Promoters pitched “The Statue of Responsibility” to Utah lawmakers recently. (“‘Utah’s gift to the nation’ — Statue of Responsibility inches closer to home in Utah,” 5/22/24.) The statue would rival the Statue of Liberty at 305 feet tall and would cost $350 million to build.
The project reminds me of a proposal to build the “World’s Tallest Flagpole” in the little town of Columbia Falls, Maine.
For a Bible geek like me, these two proposed projects recall ancient Babylon, where wealthy folks got together to build a skyscraper with a similar patriotic intent and economic motivation. The biblical text reads, “Let us make us a name, less we be scattered abroad upon the face of the whole earth.”

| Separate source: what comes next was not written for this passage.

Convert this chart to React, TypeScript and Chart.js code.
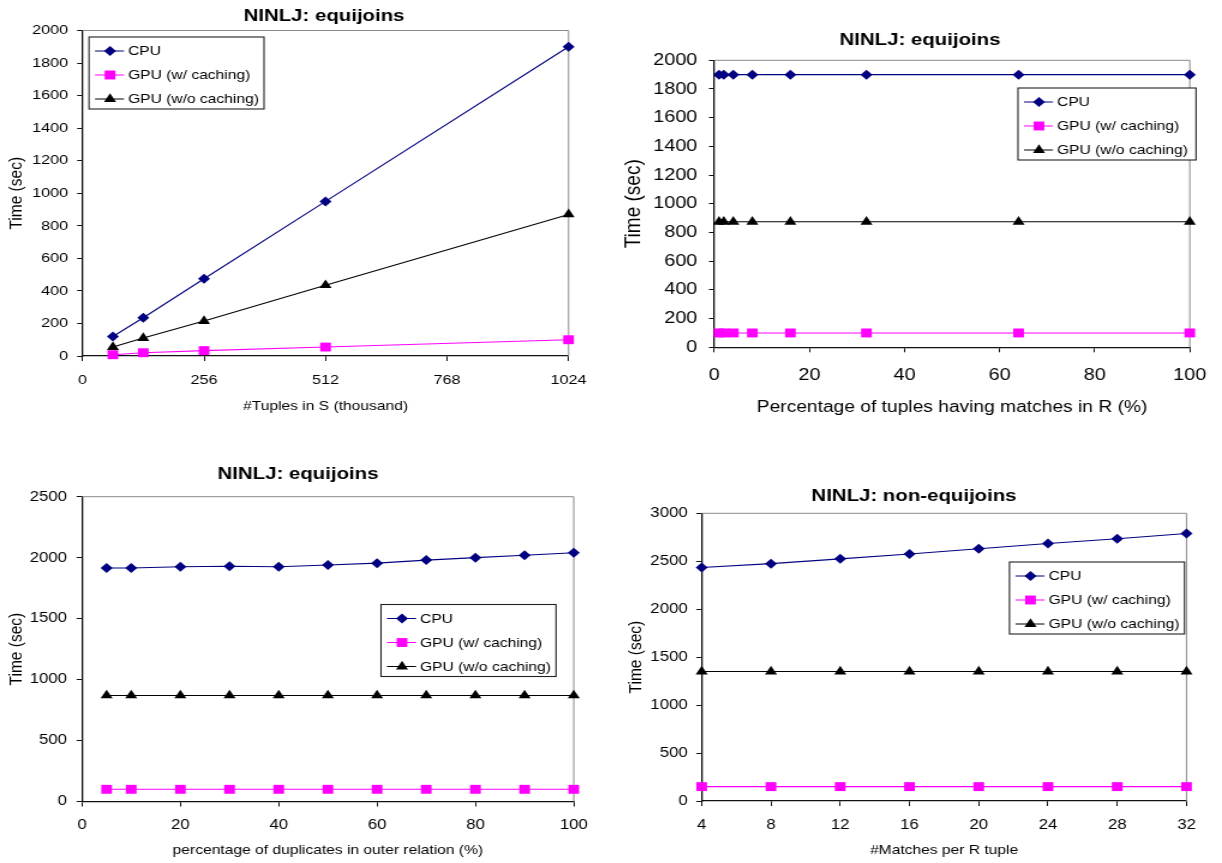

Small states tend to get lost in the shuffle of big American states doing large things. That is why Utah was so thrilled to land the 2002 Winter Olympics. That is why we want an NHL team and a major league baseball team. Utah wants to belong.
The Tower of Babel was intended to make the local culture visible, unified and strong, but it yielded the opposite result. Babel lost its language, and became weak, disunified and scattered.
What if Utah’s proposed project doesn’t produce the “responsibility” it sets out to inspire? The 2002 Olympics yielded some $5-6 billion in local economic benefit, but Utah is now rife with economic greed, divisive politics and social disintegration.
One supporter of the Statue of Responsibility opined, “They are going to be mesmerized by its audaciousness.” That is what the Pharaohs thought when they built the pyramids and Romans thought when they built the Colosseum. Both civilizations came crumbling to the ground, but the rich sure had a good time right up to the end.